Esto permite comprender el núcleo del llamado “octubrismo”: la incapacidad radical a la hora de distinguir las legítimas reivindicaciones del uso de la violencia. Dicho de otro modo, es la instrumentalización de la violencia en la medida en que sirve los propios intereses. Por lo mismo, el 18 de octubre fue leído como un momento destituyente, que permitiría borrar todo el pasado para instaurar una nueva legitimidad que no fuera tributaria de la anterior. De allí las frases que solazaron a la izquierda: “Chile Despertó”, “no son 30 pesos, son 30 años”, “Evadir, no pagar, otra forma de luchar”. Era el todo vale. Quizás la mejor encarnación del octubrismo es la decisión del presidente, tomada poco después del plebiscito del 4 de septiembre, de indultar a un grupo de “presos de la revuelta”, afirmando que “no son delincuentes” (sic). La traducción es simple: los delitos cometidos por los partidarios del estallido no son tales, pues sólo pueden comprenderse a la luz del proceso que abrieron (¡aunque el proceso ya hubiera fracasado!). Se entiende que, en esas coordenadas, el malestar social —real— quedó envuelto en un manto de violencia.
Octubre no es tanto pasado como presente.
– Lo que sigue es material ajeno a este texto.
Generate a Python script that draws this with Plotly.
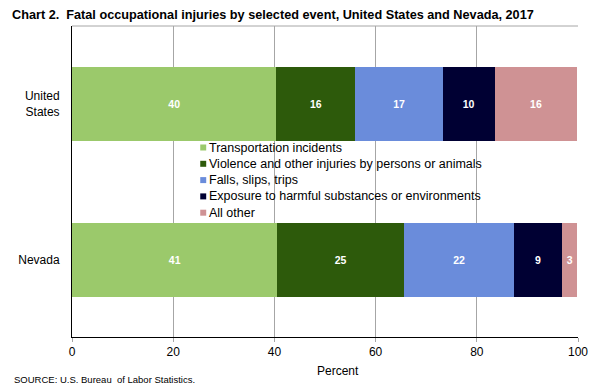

A partir de esas semanas, la dinámica polarizante se aceleró, se minaron las confianzas, y el diálogo se volvió improbable. El Presidente se queja con frecuencia de que no podemos seguir eternamente en la misma lógica, en la que perdemos todo. Tiene razón. Sin embargo, me temo que su anhelo tiene una condición: una reflexión a la altura de los hechos, una reflexión que asuma la responsabilidad de lo obrado, y que tenga implicancias discursivas en su sector. Mientras esto no ocurra, nuestra vida pública seguirá marcada por la profunda división que produjo —y sigue produciendo— el 18 de octubre de 2019.